The Pains of Being Pure at Heart: Pure Abandon

Cult US indie/noise pop troupe return with third LP

Released May 11th, 2014 via Fierce Panda / By Erick Mertz
The Pains of Being Pure at Heart: Pure Abandon We all live such busy lives. There was a time, not so long ago, when I swore to myself that I would never allow such cliché to define my way of being. Alas, the world plays tricks with our expectations and we become that person. Eventually.

The act of listening to an album by The Pains Of Being Pure At Heart is, in part, a reminder that you made a vow to yourself. Everything from that moment forward was going to be original. Every meeting will be memorable. Every chance stare across the bus transforms into unforgettable catharsis.

Days of Abandon opens with the gentle “Art Smock” an absolutely perfect tone setting hymn to idyllic times, gazing longingly at your favorite band, thrift store mining, the preoccupations of the lighthearted. The acoustic song is blush-inducing, highlighting Kip Berman’s rare talent of placing the listener inside the rare moment. He makes the foreign or distant absolutely immediate and familiar. The track is already up near the top of my top-ten Pains list.

I might say the same for “Eurudice” a rare brash jewel built on revelatory guitars and starburst chorus that will have even the callous heart singing out lout. The band meanders lovingly across the six-minute “Beautiful You” (for anyone keeping track, the longest song in their catalog) and dally around wistfully on “Coral and Gold” a track that teases hot instrumental crescendo but never releases. Its like all the relationships Berman and Peggy Wang sing about.

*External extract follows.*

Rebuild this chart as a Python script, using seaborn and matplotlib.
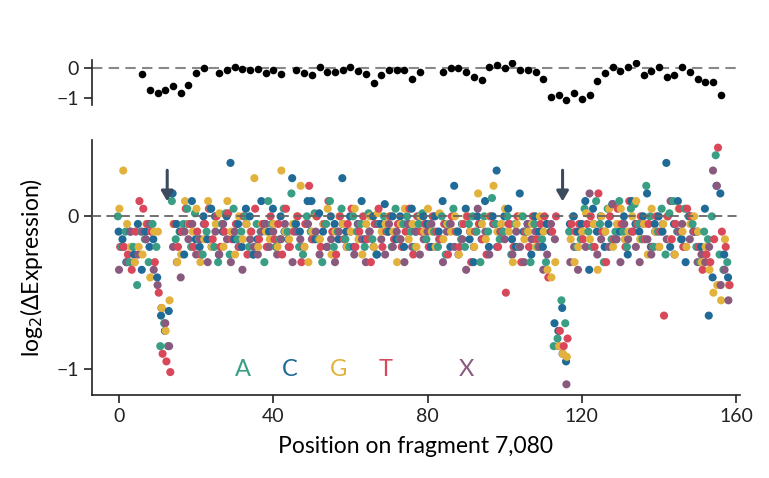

All of this underlies the welcome reality that the Pains, even on their drab days, write a better song than your second favorite band. For the first time though, a few of the tracks come across as oddly threadbare. “Until The Sun Explodes” while delightfully titled, feels like the most obvious song ever, broadcasting an obvious Cure influence (see if you can identify the song). Although one can intuit the band’s Smiths fandom, they have never been quite so on the nose as on “Kelly” (OK, I’ll give you this, a handsome facsimile of “This Charming Man”.)

Any criticism of Days Of Abandon comes down to how it matches up to their previous work (I feel The Pains of Being Pure At Heart deserve that) and on that scale, it is, well, rather pale. It is that uncomfortably middling record, neither a blow out introduction like the self-titled first, nor an affirming nod to stardom like the second. While this will undoubtedly fall into a comfortable place in their catalog, I am left to wonder if the self-awareness sung about so blissfully is bleeding through elsewhere, like their songwriting. Insert sigh.

This meeting with Days Of Abandon was memorable, but an unforgettable catharsis? I’m given to hyperbole but that would be a stretch, even for my wit.
I’m not going to play the tired “I’d rather” game, but I’d rather be listening to this than most other things on my desk right now (more than most things in my collection as a matter of fact). What makes Days Of Abandon essentially different however is that I once needed to internalize whatever it was that The Pains of Being Pure At Heart placed in front of me. That didn’t quite happen this time.

Maybe they’ve changed. Perhaps I’m fundamentally different now. Most likely though, we have both gotten far too busy for reconciliation.